If only the Rajasthan government would star experiencing a trip round the state from the eyes of a firang tourist rather than making these TV Ads. Currently the only safe way to travel round the state is to do so five star. Yet, it should be possible to go to Jaipur and have a perfectly nice time staying in a three star or two star hotel.
So, the best part about Jaipur was the airport. It was a huge modern building that ticked all the boxes, and was warm.
I sat in a really trendy café and drinking hot drinks waiting for my flights…By that time I had lost my voice and had fever. Luckily I didn’t have the rickshaw driver to contend with.
Back in Mumbai I was overjoyed to be home. The taxi driver at the airport didn’t declare he was in love with me.
The following day a doctor came to my house and diagnosed acute bronchitis and laryngitis. I went on to antibiotics and other medicines.
From my sick bed I sent an email to Natures Basket with a shopping list of drinks and fruits I needed. Then at 12.30pm the next day I took a call from a man with perfect English informing me they didn’t have cranberry juice or chamomile tea in stock. I was impressed.
Within minutes the groceries, exactly what I had ordered with no errors, had arrived. My maid checked on me very day (the invaluableness of maids).
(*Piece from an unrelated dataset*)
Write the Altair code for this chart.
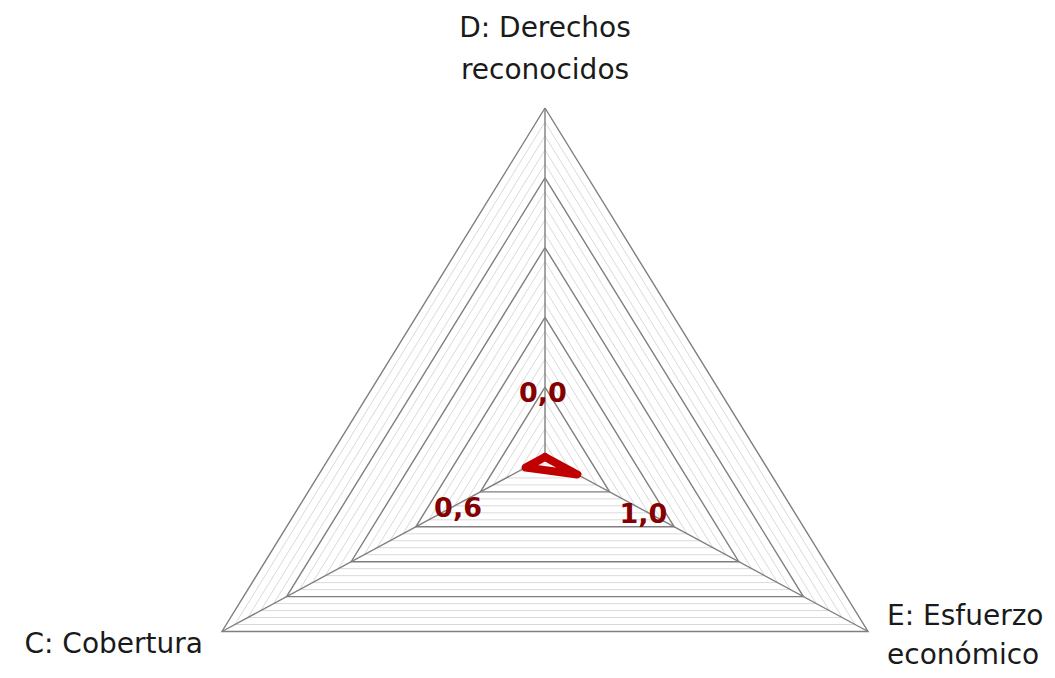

After a week of being ill in bed, I went to have a reflexology treatment at one of the many superb Bandra spas; I took a walk along Bandstand to gain fresh air, I started to read Maximum City, and started to regain energy.
Who cares if that girl in the red dress found love or not in Rajasthan. I’m not in a rush to go back there and find out. Not until someone improves the quality of accommodation. Or I can afford to stay at the Rambagh Palace.